The other room branching off the balcony/walkway is proudly labeled “The European American Gallery” and also part of The Fleming’s permanent collection. Like the rest of the museum, this gallery is quite impressive. One of the first items seen when entering this room is a Dutch oil painting from 1684 called Couple with a Globe. The painting captures the essence of that time: it depicts a rosy cheeked couple coddling a globe, dressed in 17th century garb. Another remarkable oil painting from the American section of the gallery is from one of world’s most iconic painters: Norman Rockwell’s The Babysitter from 1947. The Babysitter is an amusing image of a frustrated red-headed girl attempting to sooth a screaming infant.
The Fleming Museum brings art and culture to Burlington and therefore it is a great asset. Whether looking at Metal sculpture, mummified bodies, 13th century Islamic pottery, 17th Century European oil paintings, or modern art it’s impossible to leave the museum without a better sense of the world and one’s self.

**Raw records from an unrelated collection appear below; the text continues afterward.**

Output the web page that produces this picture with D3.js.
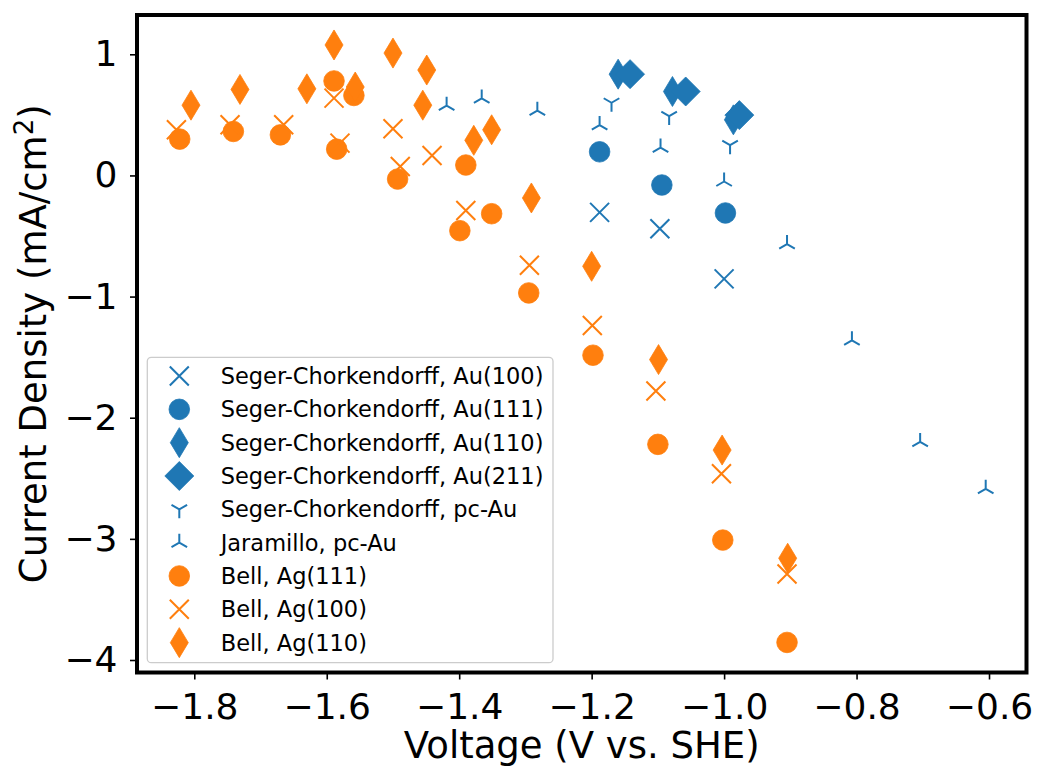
<!DOCTYPE html>
<html>
<head>
<meta charset="utf-8">
<script src="https://cdn.jsdelivr.net/npm/d3@7"></script>
<style>
    body { margin: 0; background: #fff; }
    svg { display: block; font-family: "DejaVu Sans", sans-serif; }
</style>
</head>
<body>
<div class="js-canvas"></div>
<script>
'use strict';

// data (V vs. SHE, mA/cm2)
const au100V = [-1.188, -1.097, -1.0];
const au100J = [-0.305, -0.44, -0.854];
const au111V = [-1.188, -1.094, -0.998];
const au111J = [0.195, -0.079, -0.31];
const au110V = [-1.16, -1.078, -0.986];
const au110J = [0.836, 0.693, 0.459];
const au211V = [-1.142, -1.058, -0.977];
const au211J = [0.836, 0.693, 0.498];
const pcAuV = [-1.17, -1.083, -0.991];
const pcAuJ = [0.60, 0.49, 0.25];
const jaramilloV = [-1.419, -1.366, -1.282, -1.188, -1.096, -1.0, -0.905, -0.807, -0.704, -0.605];
const jaramilloJ = [0.576, 0.636, 0.535, 0.416, 0.23, -0.05, -0.567, -1.361, -2.2, -2.587];
const ag111V = [-1.822, -1.741, -1.670, -1.589, -1.559, -1.585, -1.493, -1.390, -1.399, -1.351, -1.295, -1.198, -1.100, -1.002, -0.905];
const ag111J = [0.30, 0.363, 0.335, 0.78, 0.66, 0.217, -0.03, 0.086, -0.456, -0.316, -0.97, -1.484, -2.22, -3.01, -3.855];
const ag100V = [-1.827, -1.746, -1.665, -1.589, -1.580, -1.50, -1.489, -1.441, -1.390, -1.294, -1.199, -1.103, -1.004, -0.905];
const ag100J = [0.377, 0.418, 0.418, 0.638, 0.267, 0.385, 0.074, 0.165, -0.289, -0.742, -1.239, -1.78, -2.462, -3.29];
const ag110V = [-1.805, -1.731, -1.630, -1.589, -1.557, -1.50, -1.455, -1.449, -1.378, -1.351, -1.291, -1.2, -1.099, -1.003, -0.904];
const ag110J = [0.58, 0.71, 0.715, 1.077, 0.73, 1.01, 0.58, 0.87, 0.29, 0.377, -0.186, -0.75, -1.52, -2.267, -3.16];

const seriesNames = [
    'Seger-Chorkendorff, Au(100)',
    'Seger-Chorkendorff, Au(111)',
    'Seger-Chorkendorff, Au(110)',
    'Seger-Chorkendorff, Au(211)',
    'Seger-Chorkendorff, pc-Au',
    'Jaramillo, pc-Au',
    'Bell, Ag(111)',
    'Bell, Ag(100)',
    'Bell, Ag(110)'
];

const xTicks = [-1.8, -1.6, -1.4, -1.2, -1.0, -0.8, -0.6];
const yTicks = [1, 0, -1, -2, -3, -4];

const blue = '#1f77b4';
const orange = '#ff7f0e';

const config = {
    width: 1039,
    height: 772,
    plot: { left: 137, top: 15, right: 1026.5, bottom: 672.5 },
    xDomain: [-1.8865, -0.5434],
    yDomain: [-4.1032, 1.3244],
    tickFont: 36,
    labelFont: 37,
    legendFont: 22.5
};

// marker paths, centred on 0,0
const markers = {
    circle: { d: 'M10.3,0A10.3,10.3 0 1,1 -10.3,0A10.3,10.3 0 1,1 10.3,0Z', fill: true },
    x: { d: 'M-9.5,-9.5L9.5,9.5M-9.5,9.5L9.5,-9.5', fill: false },
    thinDiamond: { d: 'M0,-15L9,0L0,15L-9,0Z', fill: true },
    diamond: { d: 'M0,-14.5L14.5,0L0,14.5L-14.5,0Z', fill: true },
    triDown: { d: 'M0,0L0,9M0,0L-7.8,-4.5M0,0L7.8,-4.5', fill: false },
    triUp: { d: 'M0,0L0,-9M0,0L-7.8,4.5M0,0L7.8,4.5', fill: false }
};

const series = [
    { name: seriesNames[0], v: au100V, j: au100J, color: blue, marker: 'x' },
    { name: seriesNames[1], v: au111V, j: au111J, color: blue, marker: 'circle' },
    { name: seriesNames[2], v: au110V, j: au110J, color: blue, marker: 'thinDiamond' },
    { name: seriesNames[3], v: au211V, j: au211J, color: blue, marker: 'diamond' },
    { name: seriesNames[4], v: pcAuV, j: pcAuJ, color: blue, marker: 'triDown' },
    { name: seriesNames[5], v: jaramilloV, j: jaramilloJ, color: blue, marker: 'triUp' },
    { name: seriesNames[6], v: ag111V, j: ag111J, color: orange, marker: 'circle' },
    { name: seriesNames[7], v: ag100V, j: ag100J, color: orange, marker: 'x' },
    { name: seriesNames[8], v: ag110V, j: ag110J, color: orange, marker: 'thinDiamond' }
];

const svg = d3.select('.js-canvas')
    .append('svg')
    .attr('width', config.width)
    .attr('height', config.height)
    ;

const p = config.plot;

const x = d3.scaleLinear()
    .domain(config.xDomain)
    .range([p.left, p.right])
    ;

const y = d3.scaleLinear()
    .domain(config.yDomain)
    .range([p.bottom, p.top])
    ;

// axes
const xAxis = d3.axisBottom(x)
    .tickValues(xTicks)
    .tickSize(7)
    .tickPadding(14)
    .tickFormat(d3.format('.1f'))
    ;

const yAxis = d3.axisLeft(y)
    .tickValues(yTicks)
    .tickSize(7)
    .tickPadding(12.5)
    .tickFormat(d3.format('d'))
    ;

const xAxisGroup = svg.append('g')
    .attr('transform', `translate(0, ${p.bottom})`)
    .call(xAxis);

const yAxisGroup = svg.append('g')
    .attr('transform', `translate(${p.left}, 0)`)
    .call(yAxis);

[xAxisGroup, yAxisGroup].forEach(g => {
    g.select('.domain').remove();
    g.selectAll('line').attr('stroke', '#000').attr('stroke-width', 1.6);
    g.selectAll('text')
        .attr('fill', '#000')
        .style('font-family', '"DejaVu Sans", sans-serif')
        .style('font-size', config.tickFont + 'px');
});

// axis labels
svg.append('text')
    .attr('x', (p.left + p.right) / 2)
    .attr('y', 758)
    .attr('text-anchor', 'middle')
    .style('font-size', config.labelFont + 'px')
    .text('Voltage (V vs. SHE)');

const yLabel = svg.append('text')
    .attr('transform', `translate(46, ${(p.top + p.bottom) / 2}) rotate(-90)`)
    .attr('text-anchor', 'middle')
    .style('font-size', config.labelFont + 'px');
yLabel.append('tspan').text('Current Density (mA/cm');
yLabel.append('tspan').attr('dy', -13).style('font-size', '26px').text('2');
yLabel.append('tspan').attr('dy', 13).text(')');

// points
const plotArea = svg.append('g');

series.forEach(s => {
    const m = markers[s.marker];
    plotArea.append('g')
        .selectAll('path')
        .data(s.v.map((v, i) => ({ v: v, j: s.j[i] })))
        .enter()
        .append('path')
        .attr('transform', d => `translate(${x(d.v)}, ${y(d.j)})`)
        .attr('d', m.d)
        .attr('fill', m.fill ? s.color : 'none')
        .attr('stroke', s.color)
        .attr('stroke-width', m.fill ? 0.8 : 2)
        ;
});

// frame
svg.append('rect')
    .attr('x', p.left)
    .attr('y', p.top)
    .attr('width', p.right - p.left)
    .attr('height', p.bottom - p.top)
    .attr('fill', 'none')
    .attr('stroke', '#000')
    .attr('stroke-width', 4)
    ;

// legend
const legend = svg.append('g');

legend.append('rect')
    .attr('x', 147.3)
    .attr('y', 357.3)
    .attr('width', 405.7)
    .attr('height', 305.4)
    .attr('rx', 4)
    .attr('fill', '#fff')
    .attr('fill-opacity', 0.8)
    .attr('stroke', '#cccccc')
    .attr('stroke-width', 1.3)
    ;

const rows = legend.selectAll('g.row')
    .data(series)
    .enter()
    .append('g')
    .attr('class', 'row')
    .attr('transform', (d, i) => `translate(179.3, ${376 + i * 33.33})`)
    ;

rows.append('path')
    .attr('d', d => markers[d.marker].d)
    .attr('fill', d => markers[d.marker].fill ? d.color : 'none')
    .attr('stroke', d => d.color)
    .attr('stroke-width', d => markers[d.marker].fill ? 0.8 : 2)
    ;

rows.append('text')
    .attr('x', 41.4)
    .attr('y', 8)
    .style('font-size', config.legendFont + 'px')
    .text(d => d.name)
    ;
</script>
</body>
</html>
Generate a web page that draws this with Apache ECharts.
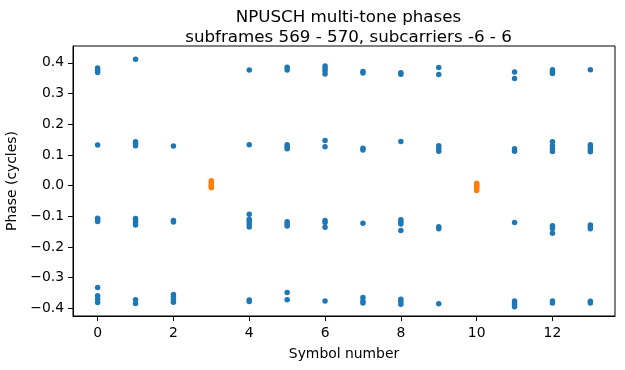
<!DOCTYPE html>
<html>
<head>
<meta charset="utf-8">
<script src="https://cdn.jsdelivr.net/npm/echarts@6/dist/echarts.min.js"></script>
<style>html,body{margin:0;padding:0;background:#fff;}#c{width:625px;height:370px;}</style>
</head>
<body>
<div id="c"></div>
<script>
// Symbol numbers and phases (cycles)
const sym0 = [0.383, 0.376, 0.369, 0.132, -0.106, -0.111, -0.117, -0.332, -0.359, -0.37, -0.381];
const sym1 = [0.412, 0.143, 0.137, 0.13, -0.107, -0.115, -0.122, -0.128, -0.372, -0.384];
const sym2 = [0.129, -0.114, -0.119, -0.355, -0.363, -0.372, -0.38];
const sym4 = [0.377, 0.133, -0.093, -0.11, -0.117, -0.125, -0.135, -0.373, -0.378];
const sym5 = [0.386, 0.377, 0.133, 0.126, 0.12, -0.118, -0.125, -0.132, -0.348, -0.372];
const sym6 = [0.39, 0.382, 0.374, 0.364, 0.147, 0.127, -0.114, -0.12, -0.136, -0.376];
const sym7 = [0.372, 0.367, 0.122, 0.116, -0.123, -0.365, -0.376, -0.383];
const sym8 = [0.368, 0.363, 0.144, -0.111, -0.118, -0.125, -0.146, -0.37, -0.378, -0.387];
const sym9 = [0.385, 0.362, 0.13, 0.121, 0.112, -0.134, -0.141, -0.385];
const sym11 = [0.37, 0.349, 0.12, 0.112, -0.12, -0.376, -0.382, -0.388, -0.395];
const sym12 = [0.378, 0.371, 0.365, 0.143, 0.13, 0.12, 0.111, -0.131, -0.14, -0.155, -0.376, -0.383];
const sym13 = [0.378, 0.133, 0.125, 0.116, 0.11, -0.128, -0.135, -0.141, -0.377, -0.383];
const sym3 = [0.016, 0.011, 0.006, 0.001, -0.004, -0.007];
const sym10 = [0.008, 0.004, 0.0, -0.005, -0.01, -0.016];

const blueGroups = [[0, sym0], [1, sym1], [2, sym2], [4, sym4], [5, sym5], [6, sym6], [7, sym7],
                    [8, sym8], [9, sym9], [11, sym11], [12, sym12], [13, sym13]];
const orangeGroups = [[3, sym3], [10, sym10]];

const xTicks = [0, 2, 4, 6, 8, 10, 12];
const yTicks = [-0.4, -0.3, -0.2, -0.1, 0.0, 0.1, 0.2, 0.3, 0.4];

function toPoints(groups) {
  const out = [];
  groups.forEach(([x, ys]) => ys.forEach(y => out.push([x, y])));
  return out;
}
const font = 'DejaVu Sans';
const fmt = v => v.toFixed(1).replace('-', '\u2212');

const chart = echarts.init(document.getElementById('c'), null, {renderer: 'canvas'});
chart.setOption({
  animation: false,
  backgroundColor: '#fff',
  title: {
    text: 'NPUSCH multi-tone phases\nsubframes 569 - 570, subcarriers -6 - 6',
    left: 343.5, top: 3, textAlign: 'center',
    textStyle: {fontFamily: font, fontSize: 16.7, fontWeight: 'normal', color: '#000', lineHeight: 19.5}
  },
  grid: {left: 73, right: 10, top: 46, bottom: 54, outerBoundsMode: 'none', containLabel: false,
         show: true, borderColor: '#000', borderWidth: 1, backgroundColor: 'transparent'},
  xAxis: {
    type: 'value', min: -0.65, max: 13.65,
    name: 'Symbol number', nameLocation: 'middle', nameGap: 31,
    nameTextStyle: {fontFamily: font, fontSize: 13.9, color: '#000'},
    axisLine: {show: true, onZero: false, lineStyle: {color: '#000', width: 1}},
    axisTick: {show: true, inside: false, length: 5, customValues: xTicks, lineStyle: {color: '#000'}},
    axisLabel: {fontFamily: font, fontSize: 13.9, color: '#000', margin: 10, customValues: xTicks,
                formatter: v => String(v)},
    splitLine: {show: false}
  },
  yAxis: {
    type: 'value', min: -0.425, max: 0.455,
    name: 'Phase (cycles)', nameLocation: 'middle', nameGap: 47,
    nameTextStyle: {fontFamily: font, fontSize: 13.9, color: '#000'},
    axisLine: {show: true, onZero: false, lineStyle: {color: '#000', width: 1}},
    axisTick: {show: true, inside: false, length: 5, customValues: yTicks, lineStyle: {color: '#000'}},
    axisLabel: {fontFamily: font, fontSize: 13.9, color: '#000', margin: 9, customValues: yTicks,
                formatter: v => fmt(v)},
    splitLine: {show: false}
  },
  series: [
    {type: 'scatter', data: toPoints(blueGroups), symbolSize: 5.5, itemStyle: {color: '#1f77b4', opacity: 1}},
    {type: 'scatter', data: toPoints(orangeGroups), symbolSize: 5.5, itemStyle: {color: '#ff7f0e', opacity: 1}}
  ]
});
</script>
</body>
</html>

The Robert Hull Fleming Museum of Art
Address: 61 Colchester Avenue | Burlington, Vermont 05405 USA
Museum Director: Janie Cohen
Phone: (802) 656-0750
Museum Mission Statement (from website):
The Robert Hull Fleming Museum serves as a gateway for active cultural exchange and critical thinking in our communities and an essential learning resource for the University of Vermont. Through the experience of our diverse collection, dynamic exhibition schedule, and innovative educational programming, people of all ages are inspired to discover the arts and cultures of the world.